Your task: Using the listing below, output only the lines from the one that contains "Reproduce this chart with matplotlib." through the one that contains "plt.rcParams['font.family'] = ['Liberation", inclusive, exactly as given and without images.

Supplied data:

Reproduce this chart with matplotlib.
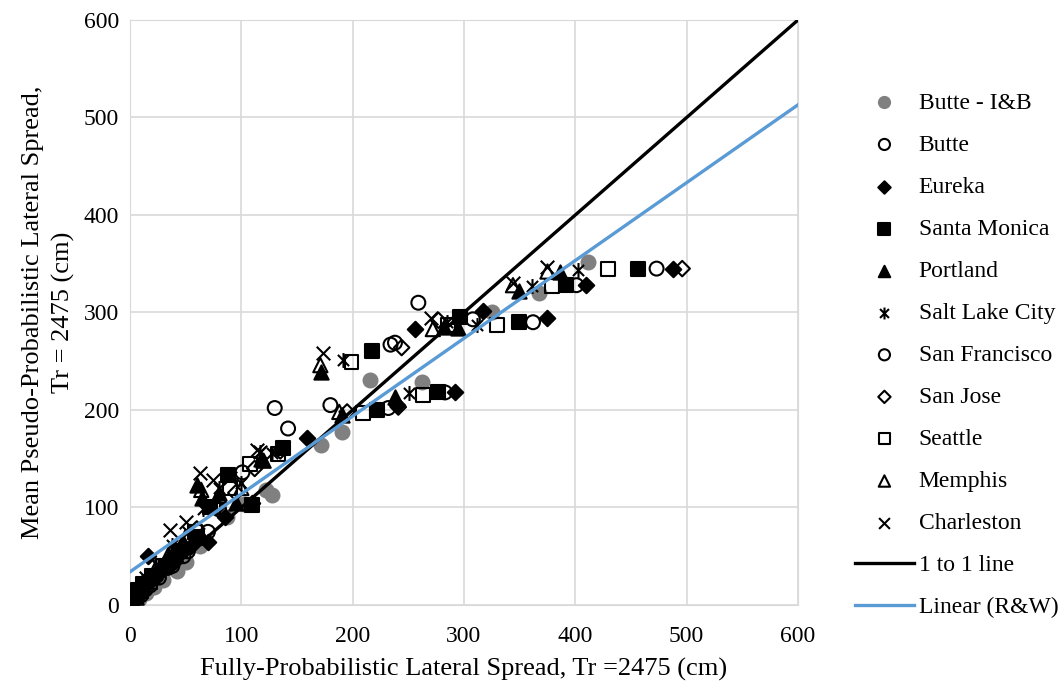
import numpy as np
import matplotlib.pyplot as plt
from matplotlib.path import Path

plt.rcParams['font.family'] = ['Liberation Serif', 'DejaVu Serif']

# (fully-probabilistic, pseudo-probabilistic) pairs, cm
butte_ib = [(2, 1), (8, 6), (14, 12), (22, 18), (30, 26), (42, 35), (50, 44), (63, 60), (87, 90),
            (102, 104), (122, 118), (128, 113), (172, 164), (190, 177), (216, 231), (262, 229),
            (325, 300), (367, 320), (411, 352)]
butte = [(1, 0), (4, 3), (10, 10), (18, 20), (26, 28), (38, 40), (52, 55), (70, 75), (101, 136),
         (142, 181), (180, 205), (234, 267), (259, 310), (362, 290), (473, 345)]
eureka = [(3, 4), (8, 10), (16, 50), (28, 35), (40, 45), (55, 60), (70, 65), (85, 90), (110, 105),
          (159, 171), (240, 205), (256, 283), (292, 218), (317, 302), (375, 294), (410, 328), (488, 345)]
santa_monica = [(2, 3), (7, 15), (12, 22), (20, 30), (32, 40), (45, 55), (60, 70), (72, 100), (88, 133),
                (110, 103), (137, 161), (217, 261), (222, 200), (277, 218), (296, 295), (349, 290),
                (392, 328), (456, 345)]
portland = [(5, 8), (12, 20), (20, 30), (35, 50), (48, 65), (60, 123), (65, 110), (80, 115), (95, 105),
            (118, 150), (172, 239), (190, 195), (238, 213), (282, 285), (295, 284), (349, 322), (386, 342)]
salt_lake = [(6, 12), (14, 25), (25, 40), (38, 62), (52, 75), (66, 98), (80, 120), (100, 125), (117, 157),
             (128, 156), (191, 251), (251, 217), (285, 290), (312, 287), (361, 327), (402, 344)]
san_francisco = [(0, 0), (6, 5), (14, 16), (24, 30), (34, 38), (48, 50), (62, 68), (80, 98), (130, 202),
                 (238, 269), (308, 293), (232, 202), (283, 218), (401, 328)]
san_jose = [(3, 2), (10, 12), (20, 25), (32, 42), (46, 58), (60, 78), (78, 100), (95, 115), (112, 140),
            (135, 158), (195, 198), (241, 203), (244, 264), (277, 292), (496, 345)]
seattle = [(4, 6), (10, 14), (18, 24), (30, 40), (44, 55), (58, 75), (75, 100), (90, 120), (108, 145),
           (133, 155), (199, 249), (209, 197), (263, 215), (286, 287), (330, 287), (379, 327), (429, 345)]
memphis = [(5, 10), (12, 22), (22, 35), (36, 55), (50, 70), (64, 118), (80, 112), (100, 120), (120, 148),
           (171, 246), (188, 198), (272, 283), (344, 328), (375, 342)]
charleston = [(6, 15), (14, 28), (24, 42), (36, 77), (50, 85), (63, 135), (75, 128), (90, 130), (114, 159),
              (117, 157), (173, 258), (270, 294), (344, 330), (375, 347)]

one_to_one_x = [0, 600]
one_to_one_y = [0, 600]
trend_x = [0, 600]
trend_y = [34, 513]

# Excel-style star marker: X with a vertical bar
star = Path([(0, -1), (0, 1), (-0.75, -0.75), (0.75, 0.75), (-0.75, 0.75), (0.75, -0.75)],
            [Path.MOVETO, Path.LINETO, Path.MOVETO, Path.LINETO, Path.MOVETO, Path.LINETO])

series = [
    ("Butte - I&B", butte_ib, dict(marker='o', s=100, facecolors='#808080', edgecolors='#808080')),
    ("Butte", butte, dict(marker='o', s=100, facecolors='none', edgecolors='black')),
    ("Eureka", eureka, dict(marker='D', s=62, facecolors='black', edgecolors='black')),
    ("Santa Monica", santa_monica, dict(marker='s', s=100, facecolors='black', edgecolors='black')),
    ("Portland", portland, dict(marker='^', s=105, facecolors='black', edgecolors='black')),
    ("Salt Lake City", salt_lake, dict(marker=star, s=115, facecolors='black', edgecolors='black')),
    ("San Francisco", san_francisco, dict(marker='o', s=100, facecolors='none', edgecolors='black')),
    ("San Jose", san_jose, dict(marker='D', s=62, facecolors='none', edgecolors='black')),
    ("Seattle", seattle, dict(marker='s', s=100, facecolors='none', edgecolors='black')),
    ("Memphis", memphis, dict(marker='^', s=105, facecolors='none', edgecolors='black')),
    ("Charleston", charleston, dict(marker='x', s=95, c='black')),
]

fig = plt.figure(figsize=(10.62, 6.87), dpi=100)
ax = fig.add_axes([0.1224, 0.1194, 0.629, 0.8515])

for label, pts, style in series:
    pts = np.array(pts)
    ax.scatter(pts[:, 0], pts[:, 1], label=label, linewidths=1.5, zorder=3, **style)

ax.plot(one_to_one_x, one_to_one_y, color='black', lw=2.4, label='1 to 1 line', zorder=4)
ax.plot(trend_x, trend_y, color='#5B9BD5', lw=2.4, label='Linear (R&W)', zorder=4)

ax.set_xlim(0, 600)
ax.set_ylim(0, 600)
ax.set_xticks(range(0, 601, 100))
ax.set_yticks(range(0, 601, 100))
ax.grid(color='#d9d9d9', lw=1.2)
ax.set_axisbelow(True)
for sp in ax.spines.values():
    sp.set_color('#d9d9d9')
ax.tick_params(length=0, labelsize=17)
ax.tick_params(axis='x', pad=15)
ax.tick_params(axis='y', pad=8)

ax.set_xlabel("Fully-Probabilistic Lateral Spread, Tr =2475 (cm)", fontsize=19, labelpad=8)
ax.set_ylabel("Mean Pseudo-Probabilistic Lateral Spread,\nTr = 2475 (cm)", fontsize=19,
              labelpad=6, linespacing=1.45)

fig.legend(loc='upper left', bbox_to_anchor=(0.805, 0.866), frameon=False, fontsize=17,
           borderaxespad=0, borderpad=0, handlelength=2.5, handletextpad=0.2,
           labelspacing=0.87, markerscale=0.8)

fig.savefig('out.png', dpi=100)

* * *

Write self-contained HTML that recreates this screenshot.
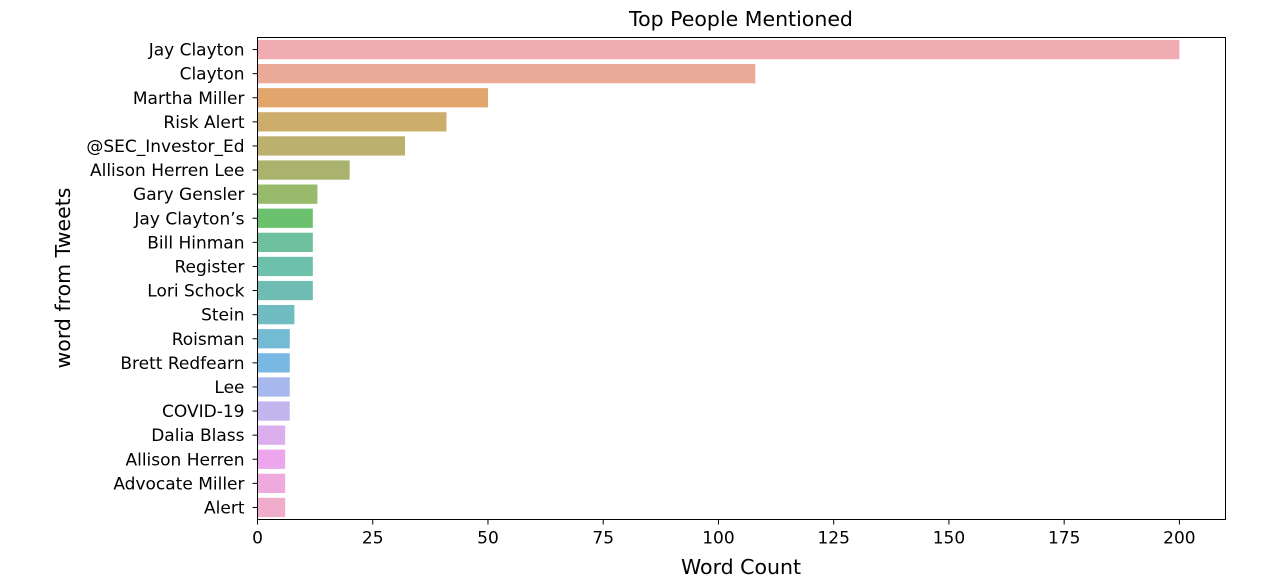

---

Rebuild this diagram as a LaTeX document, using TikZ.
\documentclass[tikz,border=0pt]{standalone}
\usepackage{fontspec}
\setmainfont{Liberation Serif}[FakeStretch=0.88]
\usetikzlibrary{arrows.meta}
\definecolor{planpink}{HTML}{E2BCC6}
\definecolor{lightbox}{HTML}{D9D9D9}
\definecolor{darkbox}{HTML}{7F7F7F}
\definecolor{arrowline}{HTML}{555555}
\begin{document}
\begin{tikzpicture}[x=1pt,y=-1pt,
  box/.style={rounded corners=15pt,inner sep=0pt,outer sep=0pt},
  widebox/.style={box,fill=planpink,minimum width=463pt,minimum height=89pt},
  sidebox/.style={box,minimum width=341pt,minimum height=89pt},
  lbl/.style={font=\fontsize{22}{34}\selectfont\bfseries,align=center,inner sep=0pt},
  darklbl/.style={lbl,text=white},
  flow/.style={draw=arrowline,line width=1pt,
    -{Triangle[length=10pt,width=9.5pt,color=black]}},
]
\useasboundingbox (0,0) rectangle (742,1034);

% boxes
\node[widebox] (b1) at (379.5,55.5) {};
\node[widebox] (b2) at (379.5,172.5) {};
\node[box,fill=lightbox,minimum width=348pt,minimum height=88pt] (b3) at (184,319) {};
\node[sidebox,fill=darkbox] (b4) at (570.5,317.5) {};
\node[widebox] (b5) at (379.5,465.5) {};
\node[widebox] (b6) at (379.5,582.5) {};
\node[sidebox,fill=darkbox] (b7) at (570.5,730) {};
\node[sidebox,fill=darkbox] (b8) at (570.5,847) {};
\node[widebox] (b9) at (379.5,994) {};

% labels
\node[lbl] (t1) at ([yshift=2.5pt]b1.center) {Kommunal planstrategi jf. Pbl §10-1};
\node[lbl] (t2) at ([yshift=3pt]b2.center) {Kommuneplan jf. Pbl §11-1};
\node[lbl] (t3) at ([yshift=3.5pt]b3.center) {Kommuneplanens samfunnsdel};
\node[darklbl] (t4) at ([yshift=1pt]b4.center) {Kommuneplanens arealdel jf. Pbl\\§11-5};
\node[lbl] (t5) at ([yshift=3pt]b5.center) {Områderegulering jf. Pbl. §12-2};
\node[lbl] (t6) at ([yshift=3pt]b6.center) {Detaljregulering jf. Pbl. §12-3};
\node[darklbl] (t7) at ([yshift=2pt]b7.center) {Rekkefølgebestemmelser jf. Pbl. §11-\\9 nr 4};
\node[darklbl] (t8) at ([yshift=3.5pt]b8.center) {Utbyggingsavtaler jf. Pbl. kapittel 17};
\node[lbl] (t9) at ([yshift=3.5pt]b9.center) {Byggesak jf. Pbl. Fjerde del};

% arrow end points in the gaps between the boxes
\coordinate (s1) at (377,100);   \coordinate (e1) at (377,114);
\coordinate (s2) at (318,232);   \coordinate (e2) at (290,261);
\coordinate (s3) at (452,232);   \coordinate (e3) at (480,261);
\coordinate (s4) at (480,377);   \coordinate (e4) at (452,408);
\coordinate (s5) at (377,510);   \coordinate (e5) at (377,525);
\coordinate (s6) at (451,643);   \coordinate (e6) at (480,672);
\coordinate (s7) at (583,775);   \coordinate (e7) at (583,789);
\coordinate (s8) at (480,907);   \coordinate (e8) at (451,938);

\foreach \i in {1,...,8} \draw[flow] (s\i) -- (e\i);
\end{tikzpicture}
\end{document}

Problem solution:
Reproduce this chart with matplotlib.
import numpy as np
import matplotlib.pyplot as plt
from matplotlib.path import Path

plt.rcParams['font.family'] = ['Liberation Serif', 'DejaVu Serif']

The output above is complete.